Is The Wicked and the Just a true story?

Yes and no.

The Principality of North Wales was real.  It was set up by King Edward I after the collapse of native rule in Wales in 1282-3.  Caernarvon was real.  It was governed by a select group of English people for the benefit of the burgesses that lived there and the Crown as a whole.  The rebellion of 1294-5 was real.  It was a bread riot that turned into a tax riot that turned into a draft riot.

The events and situations in W/J are based on real-life conditions in the walled towns in north Wales in the late thirteenth century.  The burgesses really did go to great lengths to insure that their privileges remained solely the domain of English settlers, and the burden of taxation really did fall on the Welsh who lived in the countryside.  It really was illegal to grind your grain somewhere other than the Crown-sanctioned mills and trade anywhere other than the Crown-sanctioned market.

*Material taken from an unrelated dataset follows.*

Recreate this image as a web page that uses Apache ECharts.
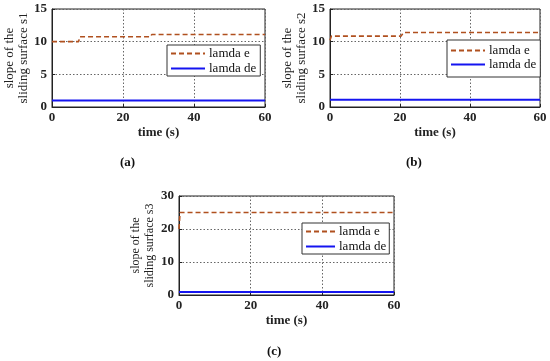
<!DOCTYPE html>
<html><head><meta charset="utf-8">
<script src="https://cdn.jsdelivr.net/npm/echarts@6/dist/echarts.min.js"></script>
<style>html,body{margin:0;padding:0;background:#fff}#c{width:550px;height:361px}</style>
</head><body><div id="c"></div>
<script>
// Panel (a)
const aTimeE = [0, 7.5, 7.8, 27.8, 28.1, 60];
const aLamdaE = [10, 10, 10.75, 10.75, 11.1, 11.1];
const aTimeDe = [0, 7.3, 7.6, 7.9, 60];
const aLamdaDe = [1, 1, 1.15, 1, 1];
// Panel (b)
const bTimeE = [0, 0.4, 20.3, 21, 60];
const bLamdaE = [10.2, 10.85, 10.85, 11.4, 11.4];
const bTimeDe = [0, 60];
const bLamdaDe = [1.1, 1.1];
// Panel (c)
const cTimeE = [0, 0.3, 60];
const cLamdaE = [20, 25, 25];
const cTimeDe = [0, 60];
const cLamdaDe = [0.9, 0.9];

const seriesNames = ['lamda e', 'lamda de'];
const yNames = ['slope of the\nsliding surface s1', 'slope of the\nsliding surface s2', 'slope of the\nsliding surface s3'];
const xName = 'time (s)';
const captions = ['a', 'b', 'c'];

const FONT = 'Liberation Serif';
const colE = '#b0501f', colDe = '#1414f0';
const zip = (xs, ys) => xs.map((x, i) => [x, ys[i]]);

const grids = [
  {left: 52, top: 9, width: 213, height: 98},
  {left: 330, top: 9, width: 210, height: 98},
  {left: 179, top: 196, width: 215, height: 99}
];
const yMax = [15, 15, 30], yInt = [5, 5, 10];
const yNameSize = [13, 13, 12], yNameGap = [19, 19, 22];
const legendCfg = [
  {left: 167, top: 45, padding: [2, 4, 1, 3], itemGap: 2, itemWidth: 34},
  {left: 447, top: 40, padding: [4, 4, 6, 3], itemGap: 1, itemWidth: 34},
  {left: 302, top: 223, padding: [2, 3, 1, 3], itemGap: 2, itemWidth: 29}
];
const captionPos = [{left: 120, top: 156}, {left: 406, top: 156}, {left: 267, top: 345}];

const xAxes = grids.map((g, i) => ({
  type: 'value', gridIndex: i, min: 0, max: 60, interval: 20,
  name: xName, nameLocation: 'middle', nameGap: 19,
  nameTextStyle: {fontFamily: FONT, fontSize: 13, fontWeight: 'bold', color: '#222'},
  axisLine: {show: true, lineStyle: {color: '#222'}},
  axisTick: {show: true, inside: true, length: 3, lineStyle: {color: '#222'}},
  axisLabel: {fontFamily: FONT, fontSize: 13, fontWeight: 'bold', color: '#222', margin: 4},
  splitLine: {show: true, lineStyle: {type: [1.5, 2], color: '#666', width: 1}}
}));
const yAxes = grids.map((g, i) => ({
  type: 'value', gridIndex: i, min: 0, max: yMax[i], interval: yInt[i],
  name: yNames[i], nameLocation: 'middle', nameGap: yNameGap[i], nameRotate: 90,
  nameTextStyle: {fontFamily: FONT, fontSize: yNameSize[i], color: '#222', lineHeight: 14},
  axisLine: {show: true, lineStyle: {color: '#222'}},
  axisTick: {show: true, inside: true, length: 3, lineStyle: {color: '#222'}},
  axisLabel: {fontFamily: FONT, fontSize: 13, fontWeight: 'bold', color: '#222', margin: 5},
  splitLine: {show: true, lineStyle: {type: [1.5, 2], color: '#666', width: 1}}
}));

const dataE = [zip(aTimeE, aLamdaE), zip(bTimeE, bLamdaE), zip(cTimeE, cLamdaE)];
const dataDe = [zip(aTimeDe, aLamdaDe), zip(bTimeDe, bLamdaDe), zip(cTimeDe, cLamdaDe)];

const series = [];
grids.forEach((g, i) => {
  series.push({type: 'line', name: seriesNames[0], xAxisIndex: i, yAxisIndex: i, data: dataE[i],
    symbol: 'none', lineStyle: {color: colE, width: 1.6, type: [5, 3]}, itemStyle: {color: colE}, animation: false});
  series.push({type: 'line', name: seriesNames[1], xAxisIndex: i, yAxisIndex: i, data: dataDe[i],
    symbol: 'none', lineStyle: {color: colDe, width: 2}, itemStyle: {color: colDe}, animation: false});
});

const legends = grids.map((g, i) => ({
  left: legendCfg[i].left, top: legendCfg[i].top,
  orient: 'vertical', data: seriesNames,
  backgroundColor: '#fff', borderColor: '#333', borderWidth: 1, borderRadius: 0,
  padding: legendCfg[i].padding, itemGap: legendCfg[i].itemGap, itemWidth: legendCfg[i].itemWidth, itemHeight: 15,
  itemStyle: {opacity: 0},
  textStyle: {fontFamily: FONT, fontSize: 13, color: '#111', padding: [0, 0, 0, -1]},
  selectedMode: false
}));

const titles = captions.map((c, i) => ({
  left: captionPos[i].left, top: captionPos[i].top, padding: 0,
  text: '{p|(}{b|' + c + '}{p|)}',
  textStyle: {rich: {
    p: {fontFamily: FONT, fontSize: 13, color: '#111'},
    b: {fontFamily: FONT, fontSize: 13, fontWeight: 'bold', color: '#111'}
  }}
}));

const chart = echarts.init(document.getElementById('c'), null, {renderer: 'canvas'});
chart.setOption({
  backgroundColor: '#fff',
  animation: false,
  title: titles,
  grid: grids.map(g => Object.assign({show: true, borderColor: '#222', borderWidth: 1, backgroundColor: 'transparent'}, g)),
  xAxis: xAxes, yAxis: yAxes, legend: legends, series: series
});
</script></body></html>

And while Cecily and Gwenhwyfar and Gruffydd are not real, historical people, they very much could have been.

In the story, the town the characters live in is spelled “Caernarvon”, but it’s supposed to be “Caernarfon.” What gives?

Short answer: Whoever governs the place gets to decide how it’s spelled.

Long answer: Click here!

What inspired you to write W/J?

Medieval Wales doesn’t get a lot of attention despite the fact that it was a complicated, dynamic place.  The native rulers managed to resist outright conquest by their English neighbors until 1283, but then the victorious English fast-tracked a series of castles and walled towns to maintain control of the area and the people.

What interested me was this question: Even when granted a lot of special privileges – including significant tax breaks – how did English settlers live in a place where they were outnumbered twenty to one by a hostile, recently-subjugated population, and how did the Welsh live so close to people who’d done the subjugating, especially given the burdens placed on them by their new masters?

What kind of research did you do for W/J?

Lots!  And not necessarily the research you’d expect, either.  Sure, I had to find out big-picture things like “Were the walls of Caernarvon finished in 1293?” and “How many people lived there?”  But there were also little things to track down, like “What’s the layout of a typical thirteenth-century townhouse?” and “Did men typically have facial hair?”  These things may seem unimportant, but details matter.  Details reflect the real lived experiences of human beings.  I have the choice of getting them right or not, and I’d rather get them right if at all possible.

What fascinates you most about the middle ages?

How foreign medieval people feel sometimes, and yet how familiar.  Medieval people believed some weird stuff and their worldviews were shaped by the circumstances in which they lived, but not to the point that it altered their humanity.  Not to the point where the nuts and bolts of their everyday lives – love and work and worry – placed them beyond our understanding as people, even if their actions make no sense to us sometimes.

Plus, I love how raunchy medieval people were.  They had a deep and abiding love of poop and fart jokes, and they adored what we would call slapstick humor.  If people were getting hurt, they thought it was hilarious.  Medieval people were also fans of wordplay, especially the double-entendre.  They could make dirty puns like you wouldn’t believe.